Re: Thought it was going to be sexy,
Plug the Episode 6 DVD in and you will note why.
That... thing... at 4:40 is not Princess Leia, that is an anorexic CGI stick insect wearing the same clothes.
In any case. Dance-Dance-Revolution for the pleasure of Jabba the Hut. Gag... Excuse me while I find the bin next to my desk... Gag...
Re: Hypothetically speaking...
50-100MT of TNT or so, depending on speed, density, etc.
Enough to wipe out a megapolis of your chosing if it lands on top of one. Sizeable tsunami at sea too.
Matt you are a muppet
Yep. That is exactly what I meant to say. You are a muppet.
95%+ of the advertising budget is spent on customer acquisition and customer poaching.

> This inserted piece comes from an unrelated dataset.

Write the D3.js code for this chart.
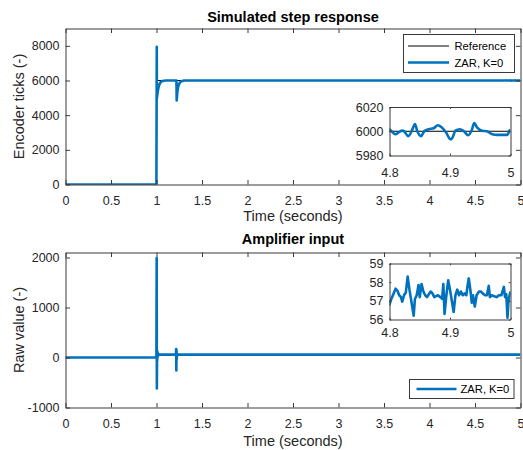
<!DOCTYPE html>
<html>
<head>
<meta charset="utf-8">
<script src="https://cdn.jsdelivr.net/npm/d3@7"></script>
<style>
  body { margin: 0; background: #fff; }
  svg { display: block; font-family: "Liberation Sans", Arial, Helvetica, sans-serif; }
</style>
</head>
<body>
<svg id="fig" width="523" height="450"></svg>
<script>
// Reference command: step to 6000 encoder ticks at t = 1 s
const refTime  = [0, 1, 1, 5];
const refTicks = [0, 0, 6000, 6000];

// Simulated encoder position, ZAR controller with K = 0
const posTime = [0, 0.999, 1.003, 1.004, 1.008, 1.014, 1.022, 1.032, 1.045, 1.06, 1.08, 1.1,
  1.219, 1.222, 1.226, 1.232, 1.24, 1.25, 1.265, 1.285, 1.31, 1.5, 2, 2.5, 3, 3.5, 4, 4.5, 4.795,
  4.800, 4.810, 4.815, 4.821, 4.824, 4.831, 4.838, 4.842, 4.846, 4.852, 4.858, 4.865, 4.873,
  4.880, 4.886, 4.893, 4.901, 4.904, 4.909, 4.916, 4.923, 4.930, 4.936, 4.940, 4.945, 4.953,
  4.961, 4.970, 4.978, 4.989, 4.995, 4.998, 5.000];
const posTicks = [0, 0, 7950, 4950, 5150, 5380, 5600, 5780, 5900, 5960, 5990, 6000,
  6000, 4850, 5150, 5450, 5680, 5830, 5930, 5980, 6000, 6000, 6000, 6000, 6000, 6000, 6000, 6000, 6002,
  6001.5, 5997.5, 5999, 6000.5, 6000, 5996, 6001.7, 6006, 6000, 5996, 6000.3, 6001.7, 6002.5,
  6005, 6003.3, 5999.4, 5993.3, 5994.7, 6000.5, 6001.7, 6000, 5996.7, 6001, 6006.7, 6003, 6000.5,
  6000, 5997.5, 5997, 5997, 5997, 6000.3, 6001];

// Amplifier input (raw value), ZAR controller with K = 0
const ampTime = [0, 0.999, 1.002, 1.004, 1.006, 1.008, 1.011, 1.014, 1.018, 1.025, 1.035,
  1.214, 1.216, 1.218, 1.220, 1.222, 1.226, 1.232, 1.5, 2, 2.5, 3, 3.5, 4, 4.5, 4.795,
  4.800, 4.803, 4.807, 4.810, 4.813, 4.816, 4.819, 4.821, 4.824, 4.827, 4.830, 4.833, 4.836,
  4.840, 4.842, 4.845, 4.848, 4.850, 4.853, 4.856, 4.859, 4.862, 4.865, 4.868, 4.871, 4.874,
  4.877, 4.880, 4.884, 4.887, 4.889, 4.891, 4.894, 4.897, 4.900, 4.903, 4.906, 4.909, 4.912,
  4.915, 4.918, 4.921, 4.924, 4.927, 4.929, 4.931, 4.934, 4.936, 4.938, 4.941, 4.944, 4.948,
  4.951, 4.954, 4.958, 4.961, 4.964, 4.966, 4.969, 4.973, 4.977, 4.981, 4.985, 4.989, 4.991,
  4.993, 4.995, 4.997, 5.000];
const ampValue = [0, 0, 1990, -620, 140, -60, 110, 20, 80, 50, 57,
  57, 170, -260, 150, -40, 80, 57, 57, 57, 57, 57, 57, 57, 57, 57.2,
  56.8, 57.1, 57.4, 57.65, 57.55, 57.3, 57.2, 56.95, 57.3, 57.45, 58.3, 57.6, 57.0,
  56.2, 57.1, 57.3, 57.85, 57.2, 57.9, 57.5, 57.3, 57.2, 57.35, 57.5, 57.4, 57.2,
  57.25, 57.3, 57.2, 57.1, 57.9, 56.3, 57.3, 58.1, 57.6, 57.0, 56.4, 57.3, 57.6,
  57.3, 57.5, 57.3, 57.4, 57.3, 57.8, 58.2, 57.5, 56.9, 57.3, 56.7, 57.3, 57.5,
  57.5, 57.4, 57.3, 57.3, 57.8, 57.2, 57.3, 57.25, 57.2, 57.3, 57.3, 57.75, 57.2,
  57.35, 56.1, 57.1, 57.5];

// Tick values
const timeTicks      = [0, 0.5, 1, 1.5, 2, 2.5, 3, 3.5, 4, 4.5, 5];
const posAxisTicks   = [0, 2000, 4000, 6000, 8000];
const ampAxisTicks   = [-1000, 0, 1000, 2000];
const zoomTimeTicks  = [4.8, 4.9, 5];
const posZoomTicks   = [5980, 6000, 6020];
const ampZoomTicks   = [56, 57, 58, 59];

// Text
const titles  = ["Simulated step response", "Amplifier input"];
const yLabels = ["Encoder ticks (-)", "Raw value (-)"];
const xLabel  = "Time (seconds)";
const names   = ["Reference", "ZAR, K=0"];

const BLUE = "#0072BD", INK = "#262626", FRAME = "#3a3a3a";
const svg = d3.select("#fig");
const defs = svg.append("defs");
let clipId = 0;

function pairs(xs, ys) { return xs.map((v, i) => [v, ys[i]]); }

// Box with inward ticks on all four sides; labels on bottom and left only
function frame(g, x, y, xt, yt, o) {
  const [x0, x1] = x.range(), [yb, yt0] = y.range();
  const style = sel => {
    sel.attr("font-family", null).attr("font-size", null);
    sel.select(".domain").attr("stroke", FRAME).attr("stroke-width", 1);
    sel.selectAll(".tick line").attr("stroke", FRAME).attr("stroke-width", 1);
    sel.selectAll(".tick text").attr("fill", INK).style("font-size", o.fs + "px");
  };
  g.append("g").attr("transform", `translate(0,${yb})`)
    .call(d3.axisBottom(x).tickValues(xt).tickFormat(String).tickSizeInner(-o.tl).tickSizeOuter(0).tickPadding(o.xpad))
    .call(style);
  g.append("g").attr("transform", `translate(0,${yt0})`)
    .call(d3.axisTop(x).tickValues(xt).tickFormat("").tickSizeInner(-o.tl).tickSizeOuter(0))
    .call(style);
  g.append("g").attr("transform", `translate(${x0},0)`)
    .call(d3.axisLeft(y).tickValues(yt).tickFormat(String).tickSizeInner(-o.tl).tickSizeOuter(0).tickPadding(o.ypad))
    .call(style);
  g.append("g").attr("transform", `translate(${x1},0)`)
    .call(d3.axisRight(y).tickValues(yt).tickFormat("").tickSizeInner(-o.tl).tickSizeOuter(0))
    .call(style);
}

function clipFor(x, y) {
  const id = "clip" + (clipId++);
  const [x0, x1] = x.range(), [yb, yt] = y.range();
  defs.append("clipPath").attr("id", id).append("rect")
    .attr("x", x0).attr("y", yt).attr("width", x1 - x0).attr("height", yb - yt);
  return `url(#${id})`;
}

function drawLine(g, x, y, s, clip) {
  const line = d3.line().x(d => x(d[0])).y(d => y(d[1])).curve(s.curve || d3.curveLinear);
  g.append("path").attr("clip-path", clip).attr("d", line(s.data))
    .attr("fill", "none").attr("stroke", s.color).attr("stroke-width", s.width)
    .attr("stroke-linejoin", "round").attr("stroke-linecap", "butt");
}

function panel(cfg) {
  const g = svg.append("g");
  const x = d3.scaleLinear().domain([0, 5]).range([65.5, 520.5]);
  const y = d3.scaleLinear().domain(cfg.yDomain).range([cfg.bottom, cfg.top]);
  g.append("rect").attr("x", 65.5).attr("y", cfg.top).attr("width", 455).attr("height", cfg.bottom - cfg.top).attr("fill", "#fff");
  const clip = clipFor(x, y);
  cfg.series.forEach(s => drawLine(g, x, y, s, clip));
  frame(g, x, y, timeTicks, cfg.yTicks, { tl: 4.5, fs: 12.5, xpad: 12, ypad: 6 });

  g.append("text").attr("x", 293).attr("y", cfg.titleY).attr("text-anchor", "middle")
    .attr("font-weight", "bold").attr("font-size", 14.5).attr("fill", "#000").text(cfg.title);
  g.append("text").attr("x", 293).attr("y", cfg.xLabelY).attr("text-anchor", "middle")
    .attr("font-size", 14.5).attr("fill", INK).text(xLabel);
  g.append("text").attr("transform", `translate(24,${(cfg.top + cfg.bottom) / 2}) rotate(-90)`)
    .attr("text-anchor", "middle").attr("font-size", 14.5).attr("fill", INK).text(cfg.yLabel);

  // zoomed inset over the last 0.2 s
  const z = cfg.inset;
  const xi = d3.scaleLinear().domain([4.8, 5]).range([z.left, z.right]);
  const yi = d3.scaleLinear().domain(z.yDomain).range([z.bottom, z.top]);
  g.append("rect").attr("x", z.left).attr("y", z.top).attr("width", z.right - z.left)
    .attr("height", z.bottom - z.top).attr("fill", "#fff");
  const clipI = clipFor(xi, yi);
  z.series.forEach(s => drawLine(g, xi, yi, s, clipI));
  frame(g, xi, yi, zoomTimeTicks, z.yTicks, { tl: 1.8, fs: 12.5, xpad: z.xpad, ypad: 6 });

  // legend
  const L = cfg.legend;
  const lg = g.append("g");
  lg.append("rect").attr("x", L.x).attr("y", L.y).attr("width", L.w).attr("height", L.h)
    .attr("fill", "#fff").attr("stroke", FRAME).attr("stroke-width", 1);
  L.items.forEach((it, i) => {
    const cy = L.y + L.first + i * L.step;
    lg.append("line").attr("x1", L.lx0).attr("x2", L.lx1).attr("y1", cy).attr("y2", cy)
      .attr("stroke", it.color).attr("stroke-width", it.width);
    lg.append("text").attr("x", L.tx).attr("y", cy + 4).attr("font-size", 11.2)
      .attr("fill", "#000").text(it.name);
  });
}

panel({
  top: 28.5, bottom: 184.5, yDomain: [0, 9000], yTicks: posAxisTicks,
  title: titles[0], titleY: 22, xLabelY: 221, yLabel: yLabels[0],
  series: [
    { data: pairs(refTime, refTicks), color: "#000", width: 1 },
    { data: pairs(posTime, posTicks), color: BLUE, width: 2.6 }
  ],
  inset: {
    left: 389.5, right: 510.5, top: 107, bottom: 155.5, yDomain: [5980, 6020], yTicks: posZoomTicks, xpad: 12.5,
    series: [
      { data: pairs(refTime, refTicks), color: "#000", width: 1 },
      { data: pairs(posTime, posTicks), color: BLUE, width: 2.6, curve: d3.curveMonotoneX }
    ]
  },
  legend: {
    x: 403.5, y: 34.5, w: 111, h: 38, first: 11.5, step: 16.5, lx0: 408, lx1: 449, tx: 454.5,
    items: [
      { name: names[0], color: "#000", width: 1 },
      { name: names[1], color: BLUE, width: 2.6 }
    ]
  }
});

panel({
  top: 252.5, bottom: 407.5, yDomain: [-1000, 2100], yTicks: ampAxisTicks,
  title: titles[1], titleY: 244, xLabelY: 446, yLabel: yLabels[1],
  series: [
    { data: pairs(ampTime, ampValue), color: BLUE, width: 2.6 }
  ],
  inset: {
    left: 389.5, right: 510.5, top: 263.5, bottom: 319.5, yDomain: [56, 59], yTicks: ampZoomTicks, xpad: 8.5,
    series: [
      { data: pairs(ampTime, ampValue), color: BLUE, width: 2.6 }
    ]
  },
  legend: {
    x: 409.5, y: 379.5, w: 104.5, h: 19, first: 9.5, step: 0, lx0: 416.5, lx1: 456.5, tx: 460.5,
    items: [
      { name: names[1], color: BLUE, width: 2.6 }
    ]
  }
});
</script>
</body>
</html>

Google has tracked you brilliantly.
Rossignol counts you as a customer so you will not get any ads unless they have new product to sell and even in that case they will probably use the 5% or so of their budget devoted to keeping their existing customers informed of new products and mailshoot you directly. In fact it usually goes out of a completely different budget.
At the same time the rest of the vendors has you pegged as "someone to be converted". That is why you see their ads not Rossignol ads because they want to pay Google (and the websites) so you can see them. This comes out of the 95% of budget assigned to acquiring new customers. They are fighting head over heels for the slot to show you an alternative, convert you and acquire you as a customer and Google has provided them a bloody good service. In fact if you see a Rossignol ad this means that Google has f*** up in compiling your correct profile for the perusal of the marketing lowlife.
So coming back to why you are a muppet. Frankly, I would have expected an ex-CXX of something to actually know how marketing money and advertising money is really spent and how do you acquire customers.